Supplied data:

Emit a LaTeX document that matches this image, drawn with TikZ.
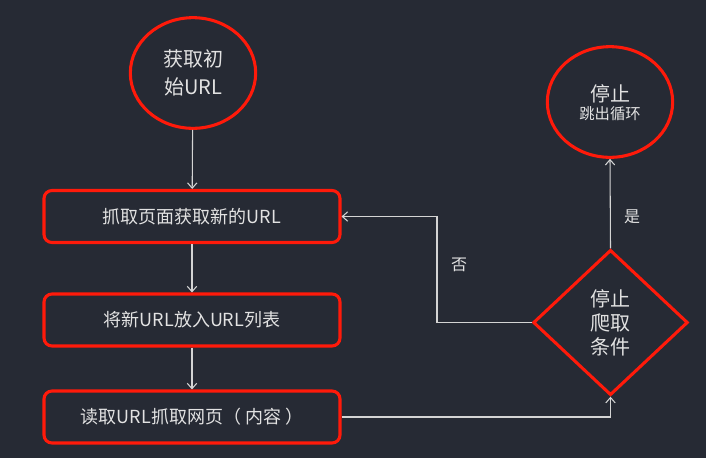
\documentclass[tikz,border=0pt]{standalone}
\usepackage{fontspec}
\setmainfont{Noto Sans CJK SC}
\usepackage{xcolor}
\usepackage{tikz}
\usetikzlibrary{arrows.meta,shapes.geometric}

\definecolor{bgdark}{HTML}{262A34}
\definecolor{redline}{HTML}{FF1A0A}
\definecolor{txtgray}{HTML}{E2E2E2}
\definecolor{arrgray}{HTML}{D4D4D4}

\begin{document}
\begin{tikzpicture}[
  x=0.75pt, y=-0.75pt,
  stepbox/.style={draw=redline, line width=2.3pt, rounded corners=6pt, minimum width=222pt, minimum height=39pt, inner sep=0pt, text=txtgray, font=\fontsize{13.5pt}{18pt}\selectfont},
  oval/.style={ellipse, draw=redline, line width=2.3pt, minimum width=94pt, minimum height=83pt, inner sep=0pt, text=txtgray, align=center},
  cond/.style={diamond, draw=redline, line width=2.3pt, minimum width=116pt, minimum height=109pt, inner sep=0pt, text=txtgray, align=center, font=\fontsize{15pt}{18pt}\selectfont},
  flow/.style={draw=arrgray, line width=0.8pt, -{Straight Barb[length=4pt,width=7pt]}},
  tag/.style={text=txtgray, font=\fontsize{12pt}{14pt}\selectfont}
]
\fill[bgdark] (0,0) rectangle (706,458);
\useasboundingbox (0,0) rectangle (706,458);

% nodes
\node[oval, font=\fontsize{15pt}{21pt}\selectfont] (start) at (193,73) {获取初\\始URL};
\node[stepbox] (fetch) at (192,216.5) {抓取页面获取新的URL};
\node[stepbox] (queue) at (192,320) {将新URL放入URL列表};
\node[stepbox] (read) at (192,417) {读取URL抓取网页（ 内容 ）};
\node[cond] (check) at (610.5,322.5) {停止\\爬取\\条件};
\node[oval, font=\fontsize{11.5pt}{14pt}\selectfont, text depth=-9pt] (stop) at (610,102) {{\fontsize{15pt}{15pt}\selectfont 停止}\\跳出循环};

% connectors
\draw[flow] (start) -- (fetch);
\draw[flow] (fetch) -- (queue);
\draw[flow] (queue) -- (read);
\draw[flow] (read.east) -| (check.south);
\draw[flow] (check.west) -- (437,322.5) |- (fetch.east);
\draw[flow] (check.north) -- (stop.south);

% labels
\node[tag] (yes) at (632,217) {是};
\node[tag] (no) at (459,265) {否};
\end{tikzpicture}
\end{document}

What you are asked to do: Omit every picture, then repeat the remaining data exactly as it appears above.

Expected answer:
Emit a LaTeX document that matches this image, drawn with TikZ.
\documentclass[tikz,border=0pt]{standalone}
\usepackage{fontspec}
\setmainfont{Noto Sans CJK SC}
\usepackage{xcolor}
\usepackage{tikz}
\usetikzlibrary{arrows.meta,shapes.geometric}

\definecolor{bgdark}{HTML}{262A34}
\definecolor{redline}{HTML}{FF1A0A}
\definecolor{txtgray}{HTML}{E2E2E2}
\definecolor{arrgray}{HTML}{D4D4D4}

\begin{document}
\begin{tikzpicture}[
  x=0.75pt, y=-0.75pt,
  stepbox/.style={draw=redline, line width=2.3pt, rounded corners=6pt, minimum width=222pt, minimum height=39pt, inner sep=0pt, text=txtgray, font=\fontsize{13.5pt}{18pt}\selectfont},
  oval/.style={ellipse, draw=redline, line width=2.3pt, minimum width=94pt, minimum height=83pt, inner sep=0pt, text=txtgray, align=center},
  cond/.style={diamond, draw=redline, line width=2.3pt, minimum width=116pt, minimum height=109pt, inner sep=0pt, text=txtgray, align=center, font=\fontsize{15pt}{18pt}\selectfont},
  flow/.style={draw=arrgray, line width=0.8pt, -{Straight Barb[length=4pt,width=7pt]}},
  tag/.style={text=txtgray, font=\fontsize{12pt}{14pt}\selectfont}
]
\fill[bgdark] (0,0) rectangle (706,458);
\useasboundingbox (0,0) rectangle (706,458);

% nodes
\node[oval, font=\fontsize{15pt}{21pt}\selectfont] (start) at (193,73) {获取初\\始URL};
\node[stepbox] (fetch) at (192,216.5) {抓取页面获取新的URL};
\node[stepbox] (queue) at (192,320) {将新URL放入URL列表};
\node[stepbox] (read) at (192,417) {读取URL抓取网页（ 内容 ）};
\node[cond] (check) at (610.5,322.5) {停止\\爬取\\条件};
\node[oval, font=\fontsize{11.5pt}{14pt}\selectfont, text depth=-9pt] (stop) at (610,102) {{\fontsize{15pt}{15pt}\selectfont 停止}\\跳出循环};

% connectors
\draw[flow] (start) -- (fetch);
\draw[flow] (fetch) -- (queue);
\draw[flow] (queue) -- (read);
\draw[flow] (read.east) -| (check.south);
\draw[flow] (check.west) -- (437,322.5) |- (fetch.east);
\draw[flow] (check.north) -- (stop.south);

% labels
\node[tag] (yes) at (632,217) {是};
\node[tag] (no) at (459,265) {否};
\end{tikzpicture}
\end{document}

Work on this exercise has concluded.